Turning to sources of free labor such as interns and volunteers may end up costing companies in a big way: lawsuits. Many former interns and volunteers claim they should have been listed as employees and therefore been entitled to payment.
"Defending these claims is often an expensive undertaking for employers because potential damages under the Fair Labor Standards Act include, among other things, back pay for up to two years or even three years for willful violations, liquidated damages which doubles the amount of unpaid back wages owed, and reasonable attorney’s fees and costs to the prevailing plaintiff," said Harley Storrings, a labor attorney and partner in the Miami office of Arnstein & Lehr LLP.
Storrings said that companies, however, can avoid a lawsuit by following some simple steps when dealing with interns:
- The intern should receive training similar to that which would be given in an educational environment.
- The intern should not displace regular employees.
- The intern should not necessarily be entitled to a job at the conclusion of the internship.
- The employer and the intern must both understand and agree that the intern is not entitled to wages for the time spent in the internship.
- The internship should primarily be for the benefit of the intern, not the employer.
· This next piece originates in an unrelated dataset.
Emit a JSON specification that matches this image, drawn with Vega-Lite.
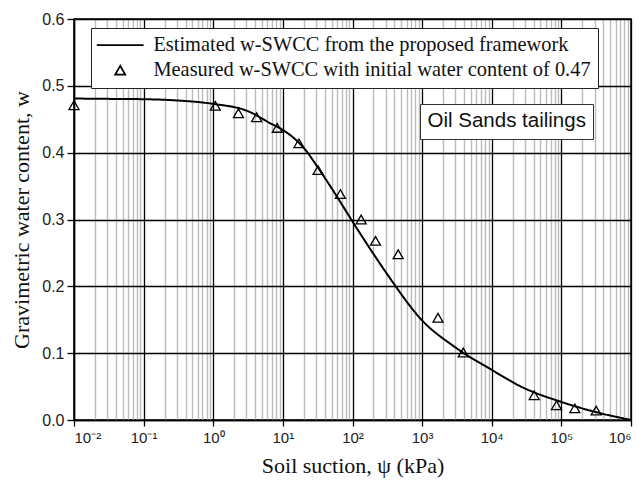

In fact, the internship may at times be a detriment to the employer.
Storrings offers the following advice on how employers should deal with volunteers:
- The services provided by the volunteer should be different from those performed by employees.
- Typically, the volunteer should not perform services full-time.
- The volunteer should be able to set his or her own schedule.
- The volunteer’s primary motivation should be related to his or her own personal charitable, religious, humanitarian or civic beliefs – not by the hope or expectation of eventually obtaining employment with your company.